Task statement:
Repeat only the lines from the one containing "Convert this chart to Apache ECharts code." through the one containing "const labelLineHeights = [47, 32, 32];", exactly as written, both ends included.

The input:
----
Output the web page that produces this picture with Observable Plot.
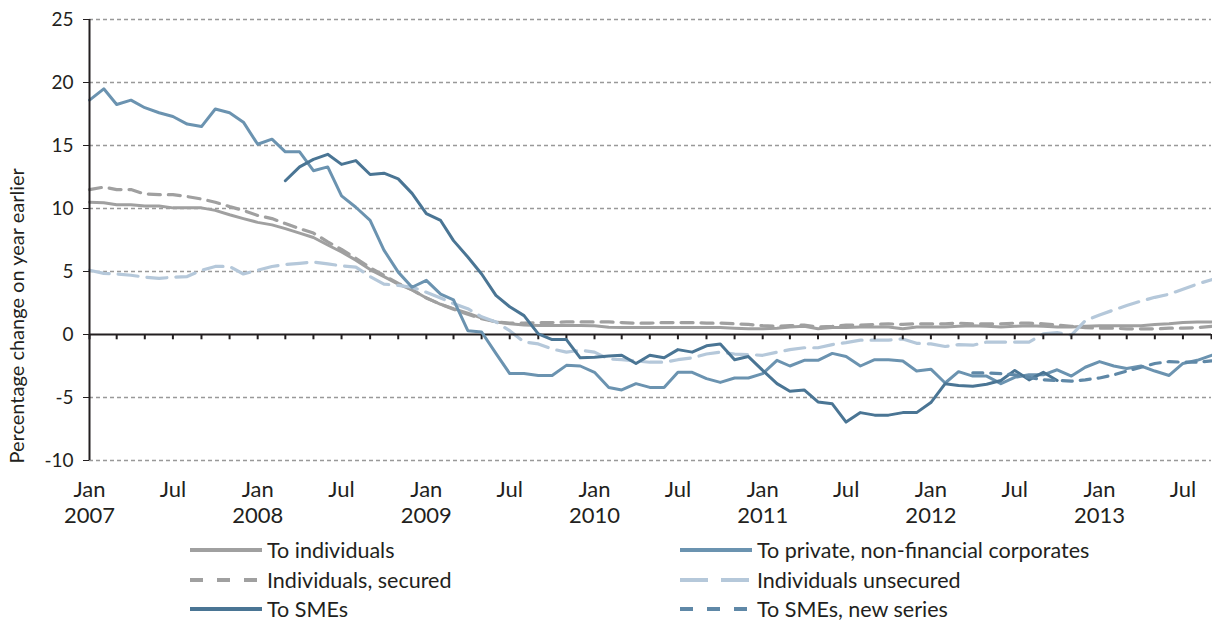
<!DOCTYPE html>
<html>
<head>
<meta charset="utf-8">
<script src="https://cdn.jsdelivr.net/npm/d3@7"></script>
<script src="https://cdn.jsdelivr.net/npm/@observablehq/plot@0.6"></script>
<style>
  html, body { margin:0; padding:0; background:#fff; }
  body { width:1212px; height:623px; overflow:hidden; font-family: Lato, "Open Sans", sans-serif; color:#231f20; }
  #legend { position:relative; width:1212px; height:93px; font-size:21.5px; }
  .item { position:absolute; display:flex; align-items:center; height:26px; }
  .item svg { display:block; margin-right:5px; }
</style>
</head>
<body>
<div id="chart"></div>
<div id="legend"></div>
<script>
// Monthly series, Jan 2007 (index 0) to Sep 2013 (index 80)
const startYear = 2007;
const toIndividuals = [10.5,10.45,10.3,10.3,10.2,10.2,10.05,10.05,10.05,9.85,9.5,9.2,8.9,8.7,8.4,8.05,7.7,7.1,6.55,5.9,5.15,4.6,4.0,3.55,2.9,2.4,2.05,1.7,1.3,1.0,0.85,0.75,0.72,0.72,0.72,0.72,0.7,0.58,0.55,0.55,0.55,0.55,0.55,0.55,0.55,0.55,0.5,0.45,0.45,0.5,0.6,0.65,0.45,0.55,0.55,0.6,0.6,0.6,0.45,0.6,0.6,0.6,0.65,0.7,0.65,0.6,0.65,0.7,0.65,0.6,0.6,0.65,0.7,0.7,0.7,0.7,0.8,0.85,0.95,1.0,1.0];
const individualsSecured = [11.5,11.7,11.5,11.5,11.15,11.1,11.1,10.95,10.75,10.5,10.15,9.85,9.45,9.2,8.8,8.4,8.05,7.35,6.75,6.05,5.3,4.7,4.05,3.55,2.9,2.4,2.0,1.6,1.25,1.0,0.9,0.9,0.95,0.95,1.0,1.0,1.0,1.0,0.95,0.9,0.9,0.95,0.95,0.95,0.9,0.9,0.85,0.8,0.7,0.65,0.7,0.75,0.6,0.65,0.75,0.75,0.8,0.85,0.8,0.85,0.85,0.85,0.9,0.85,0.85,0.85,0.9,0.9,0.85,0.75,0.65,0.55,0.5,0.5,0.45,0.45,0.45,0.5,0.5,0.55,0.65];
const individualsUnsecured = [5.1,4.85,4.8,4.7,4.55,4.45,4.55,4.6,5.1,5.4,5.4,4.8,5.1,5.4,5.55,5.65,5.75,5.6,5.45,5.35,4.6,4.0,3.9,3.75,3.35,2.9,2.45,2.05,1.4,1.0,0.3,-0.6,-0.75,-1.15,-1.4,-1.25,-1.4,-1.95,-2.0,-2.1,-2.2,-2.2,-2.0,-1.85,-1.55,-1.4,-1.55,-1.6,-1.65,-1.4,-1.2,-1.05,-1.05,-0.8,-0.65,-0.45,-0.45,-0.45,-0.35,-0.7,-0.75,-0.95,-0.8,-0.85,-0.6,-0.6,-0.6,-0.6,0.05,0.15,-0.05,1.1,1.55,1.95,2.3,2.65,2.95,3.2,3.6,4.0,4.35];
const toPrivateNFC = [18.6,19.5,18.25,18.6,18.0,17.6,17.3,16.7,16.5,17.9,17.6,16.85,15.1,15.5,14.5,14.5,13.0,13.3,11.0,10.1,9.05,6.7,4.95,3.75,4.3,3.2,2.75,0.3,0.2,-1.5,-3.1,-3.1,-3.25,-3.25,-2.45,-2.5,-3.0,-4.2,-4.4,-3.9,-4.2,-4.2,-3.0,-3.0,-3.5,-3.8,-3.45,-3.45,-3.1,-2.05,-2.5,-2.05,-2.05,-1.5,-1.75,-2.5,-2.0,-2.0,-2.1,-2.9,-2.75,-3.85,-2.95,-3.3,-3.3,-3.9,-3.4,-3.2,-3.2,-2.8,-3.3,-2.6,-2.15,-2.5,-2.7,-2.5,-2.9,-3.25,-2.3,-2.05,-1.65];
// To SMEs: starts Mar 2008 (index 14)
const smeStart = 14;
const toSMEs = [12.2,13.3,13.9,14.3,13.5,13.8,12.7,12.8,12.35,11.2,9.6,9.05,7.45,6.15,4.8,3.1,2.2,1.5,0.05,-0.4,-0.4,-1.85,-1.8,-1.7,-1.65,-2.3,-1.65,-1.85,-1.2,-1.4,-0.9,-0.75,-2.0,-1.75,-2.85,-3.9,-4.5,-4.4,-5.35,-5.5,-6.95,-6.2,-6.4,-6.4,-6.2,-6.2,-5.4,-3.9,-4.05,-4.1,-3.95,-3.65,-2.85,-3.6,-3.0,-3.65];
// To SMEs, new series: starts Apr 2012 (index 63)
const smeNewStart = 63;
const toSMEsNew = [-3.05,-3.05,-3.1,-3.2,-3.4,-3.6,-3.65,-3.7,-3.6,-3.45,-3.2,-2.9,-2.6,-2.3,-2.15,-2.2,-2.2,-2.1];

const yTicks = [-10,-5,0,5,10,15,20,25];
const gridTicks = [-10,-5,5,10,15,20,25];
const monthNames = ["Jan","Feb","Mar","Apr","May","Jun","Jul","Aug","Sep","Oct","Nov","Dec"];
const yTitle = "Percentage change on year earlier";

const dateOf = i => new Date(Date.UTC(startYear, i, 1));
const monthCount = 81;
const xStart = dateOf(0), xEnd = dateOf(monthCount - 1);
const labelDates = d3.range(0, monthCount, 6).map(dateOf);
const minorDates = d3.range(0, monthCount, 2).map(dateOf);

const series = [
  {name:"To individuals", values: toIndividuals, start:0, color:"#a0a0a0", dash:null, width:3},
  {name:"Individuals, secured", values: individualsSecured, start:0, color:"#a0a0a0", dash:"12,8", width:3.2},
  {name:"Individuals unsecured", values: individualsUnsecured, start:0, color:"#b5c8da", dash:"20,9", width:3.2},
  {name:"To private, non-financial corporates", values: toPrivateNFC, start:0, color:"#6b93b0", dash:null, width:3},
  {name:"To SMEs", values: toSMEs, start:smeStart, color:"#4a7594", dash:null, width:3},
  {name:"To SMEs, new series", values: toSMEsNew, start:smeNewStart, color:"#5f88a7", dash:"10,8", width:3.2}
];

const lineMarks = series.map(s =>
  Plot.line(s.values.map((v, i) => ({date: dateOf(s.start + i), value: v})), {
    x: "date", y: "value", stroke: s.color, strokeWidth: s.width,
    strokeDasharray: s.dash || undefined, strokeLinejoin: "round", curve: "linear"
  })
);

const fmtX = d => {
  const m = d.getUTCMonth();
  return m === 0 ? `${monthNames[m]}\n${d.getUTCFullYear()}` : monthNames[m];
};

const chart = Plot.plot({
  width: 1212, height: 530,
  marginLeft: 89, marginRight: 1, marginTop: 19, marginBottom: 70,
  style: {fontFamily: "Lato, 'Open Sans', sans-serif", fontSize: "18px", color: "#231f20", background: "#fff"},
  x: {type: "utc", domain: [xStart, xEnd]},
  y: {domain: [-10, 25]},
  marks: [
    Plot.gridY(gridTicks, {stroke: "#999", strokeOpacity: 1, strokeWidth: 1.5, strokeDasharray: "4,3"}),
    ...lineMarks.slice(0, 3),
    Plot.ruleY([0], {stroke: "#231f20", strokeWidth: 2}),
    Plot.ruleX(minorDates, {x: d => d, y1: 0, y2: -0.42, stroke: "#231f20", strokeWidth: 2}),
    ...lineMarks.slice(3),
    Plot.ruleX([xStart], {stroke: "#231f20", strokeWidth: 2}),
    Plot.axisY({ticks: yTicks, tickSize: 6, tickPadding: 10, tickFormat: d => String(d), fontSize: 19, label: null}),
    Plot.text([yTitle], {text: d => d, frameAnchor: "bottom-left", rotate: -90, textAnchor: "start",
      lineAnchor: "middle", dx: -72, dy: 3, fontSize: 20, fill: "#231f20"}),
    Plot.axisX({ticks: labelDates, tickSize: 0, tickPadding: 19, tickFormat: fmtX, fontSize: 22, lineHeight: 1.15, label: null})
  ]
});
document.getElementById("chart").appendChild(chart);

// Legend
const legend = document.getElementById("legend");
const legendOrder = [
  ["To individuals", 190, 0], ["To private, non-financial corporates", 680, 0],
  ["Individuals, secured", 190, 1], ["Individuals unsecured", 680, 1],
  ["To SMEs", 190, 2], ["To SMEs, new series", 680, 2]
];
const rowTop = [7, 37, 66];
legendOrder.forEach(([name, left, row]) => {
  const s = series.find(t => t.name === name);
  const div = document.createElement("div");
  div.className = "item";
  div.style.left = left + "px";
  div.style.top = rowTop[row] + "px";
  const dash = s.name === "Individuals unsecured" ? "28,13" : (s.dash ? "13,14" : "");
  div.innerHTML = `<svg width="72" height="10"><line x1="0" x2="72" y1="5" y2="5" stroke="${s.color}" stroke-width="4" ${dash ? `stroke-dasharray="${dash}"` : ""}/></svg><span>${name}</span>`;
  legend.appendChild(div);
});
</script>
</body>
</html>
----
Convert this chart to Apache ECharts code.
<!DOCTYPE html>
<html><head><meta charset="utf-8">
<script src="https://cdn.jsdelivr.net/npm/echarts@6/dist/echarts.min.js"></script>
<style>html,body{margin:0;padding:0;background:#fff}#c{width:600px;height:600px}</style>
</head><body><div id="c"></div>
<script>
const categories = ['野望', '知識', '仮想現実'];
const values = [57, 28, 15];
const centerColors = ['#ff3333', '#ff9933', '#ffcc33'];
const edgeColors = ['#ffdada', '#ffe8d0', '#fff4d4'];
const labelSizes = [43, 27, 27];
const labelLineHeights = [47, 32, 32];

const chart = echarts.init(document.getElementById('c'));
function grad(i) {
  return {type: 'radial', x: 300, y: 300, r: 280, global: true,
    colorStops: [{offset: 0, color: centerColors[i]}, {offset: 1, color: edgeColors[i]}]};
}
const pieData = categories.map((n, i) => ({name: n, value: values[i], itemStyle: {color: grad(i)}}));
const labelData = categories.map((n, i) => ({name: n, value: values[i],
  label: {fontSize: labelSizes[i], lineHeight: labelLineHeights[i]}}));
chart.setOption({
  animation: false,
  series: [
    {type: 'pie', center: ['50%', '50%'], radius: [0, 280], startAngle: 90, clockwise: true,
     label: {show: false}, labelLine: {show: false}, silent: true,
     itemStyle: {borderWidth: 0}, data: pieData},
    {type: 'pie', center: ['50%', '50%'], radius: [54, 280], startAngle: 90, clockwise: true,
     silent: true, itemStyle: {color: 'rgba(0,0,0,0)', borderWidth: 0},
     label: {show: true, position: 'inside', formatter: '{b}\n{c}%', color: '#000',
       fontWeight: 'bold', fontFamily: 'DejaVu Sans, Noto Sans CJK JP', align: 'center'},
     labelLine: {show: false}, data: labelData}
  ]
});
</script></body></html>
----
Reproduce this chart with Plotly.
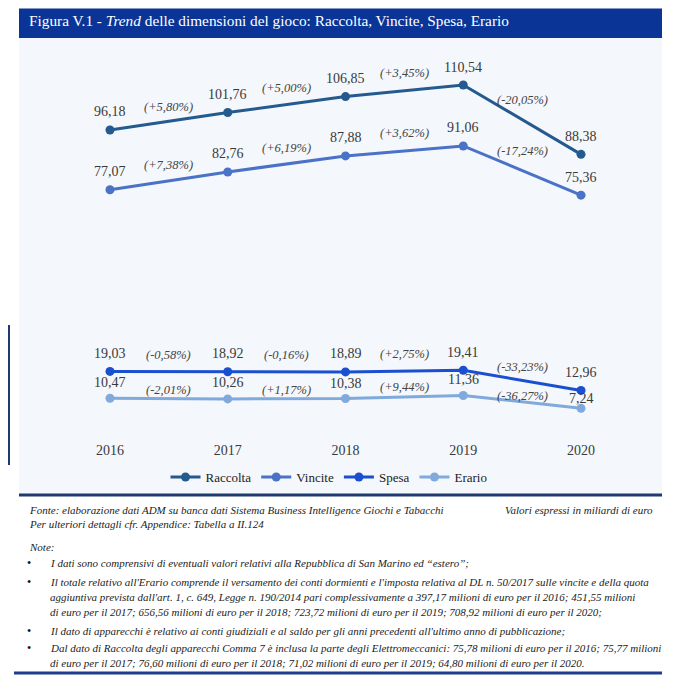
----
Exercise response:
Convert this chart to Apache ECharts code.
<!DOCTYPE html>
<html><head><meta charset="utf-8">
<script src="https://cdn.jsdelivr.net/npm/echarts@6/dist/echarts.min.js"></script>
<style>html,body{margin:0;padding:0;background:#fff}#c{width:600px;height:600px}</style>
</head><body><div id="c"></div>
<script>
const categories = ['野望', '知識', '仮想現実'];
const values = [57, 28, 15];
const centerColors = ['#ff3333', '#ff9933', '#ffcc33'];
const edgeColors = ['#ffdada', '#ffe8d0', '#fff4d4'];
const labelSizes = [43, 27, 27];
const labelLineHeights = [47, 32, 32];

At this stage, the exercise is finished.